Who Do I Pay Closing Costs To at a Real Estate Closing?
Demystify real estate closing costs: Learn who receives your payments and how funds are expertly managed for a smooth transaction.
Demystify real estate closing costs: Learn who receives your payments and how funds are expertly managed for a smooth transaction.
Buying or selling a home involves significant financial considerations beyond the purchase price, with closing costs a significant portion of these expenses. Understanding these costs and the process for their payment is important for buyers and sellers to navigate a real estate transaction. These costs can vary based on factors like the home’s price, location, and financing type, making it essential to understand their nature and how they are handled.
Real estate closing represents the final stage of a property transaction, where ownership officially transfers from the seller to the buyer. This process involves completing all necessary paperwork and exchanging funds to finalize the sale. A successful closing signifies the moment a buyer receives keys to their new home and a seller receives sale proceeds.
Several parties play roles in this process. The buyer is the individual acquiring the property, while the seller is the current owner transferring it. Real estate agents for both the buyer and seller facilitate the transaction, guiding their respective clients.
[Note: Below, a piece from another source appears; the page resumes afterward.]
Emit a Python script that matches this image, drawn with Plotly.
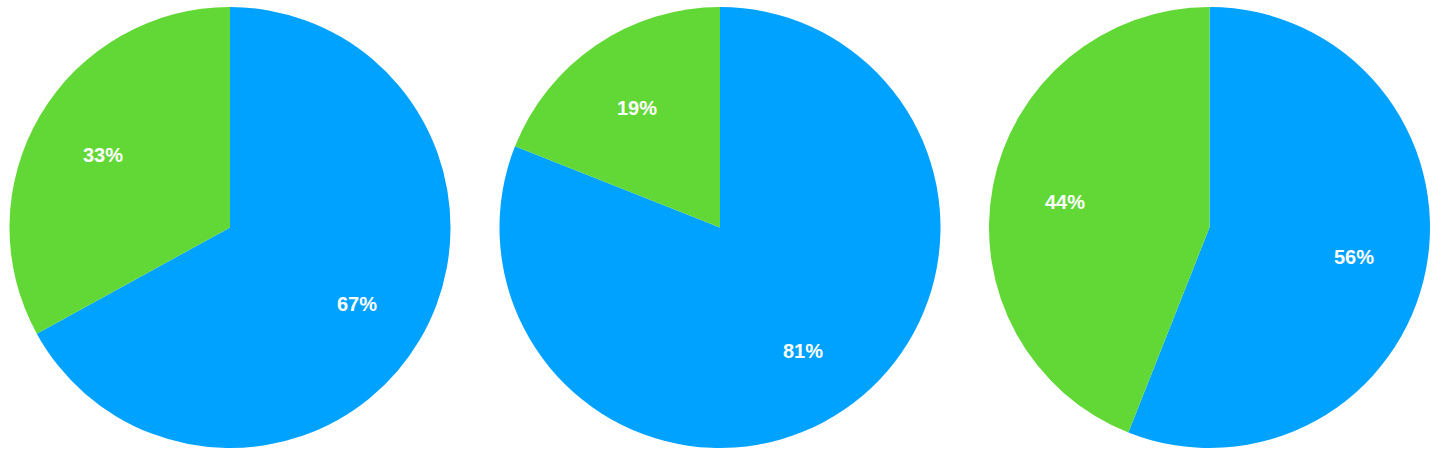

If the buyer uses a loan, a lender is involved, providing the necessary funds. The closing agent, often a title company or attorney, coordinates the final steps. Other parties, such as appraisers and home inspectors, also contribute to the transaction before closing day.
In most real estate transactions, the buyer and seller do not directly pay each individual service provider for closing costs. Instead, a designated closing agent serves as the central point for all financial transactions. This agent, also known as an escrow agent, title company, or closing attorney, acts as a neutral intermediary. Their responsibilities include holding funds in escrow, ensuring all conditions of the sale are met, and managing the disbursement of all closing costs.
The primary payment for closing costs, whether from the buyer or seller, is made directly to this closing agent. The agent then handles the distribution of these funds to the various parties owed. A crucial document prepared by the closing agent is the Closing Disclosure (CD), which outlines all final loan terms, costs, and credits. This document provides transparency by itemizing all financial aspects, allowing both parties to review them before finalizing the transaction.
Once the closing agent collects the necessary funds, they disburse payments to the various entities involved in the transaction. Lenders receive fees for their services, which can include loan origination fees for processing the mortgage, appraisal fees for valuing the property, and credit report fees. These charges cover the administrative work and assessments involved in securing the loan.
Title companies receive payment for services related to ensuring clear property ownership. This includes fees for title insurance policies (protecting both homeowner and mortgage holder), along with charges for title searches and escrow services. Government entities collect recording fees for registering the deed and mortgage documents, and transfer taxes on property ownership. These fees vary by county and document size.
Appraisers and inspectors are paid for their services in evaluating the property’s value and condition, respectively. Real estate agents receive commissions, typically a percentage of the sale price, which are generally paid by the seller and then split between the buyer’s and seller’s agents. Legal fees are paid to attorneys if they are involved in reviewing documents, contracts, or providing legal representation. Homeowners associations (HOAs) may also receive pro-rated dues at closing.
Buyers and sellers generally provide their share of closing costs to the closing agent on or just before the closing date. While a small portion of fees, such as appraisal or inspection costs, might be paid upfront during the due diligence period, the majority are settled at closing. An appraisal fee, for example, might be paid directly to the appraiser early in the process.
Common payment methods accepted by closing agents include wire transfers, certified checks, or cashier’s checks. Wire transfers are frequently used due to their speed and electronic record. It is important to exercise caution with wire transfers, verifying instructions directly with the closing agent to prevent fraud. Personal checks are generally not accepted for the bulk of closing costs. Funds are typically wired to an escrow account held by the closing agent, then disbursed to the seller and other parties after the transaction closes.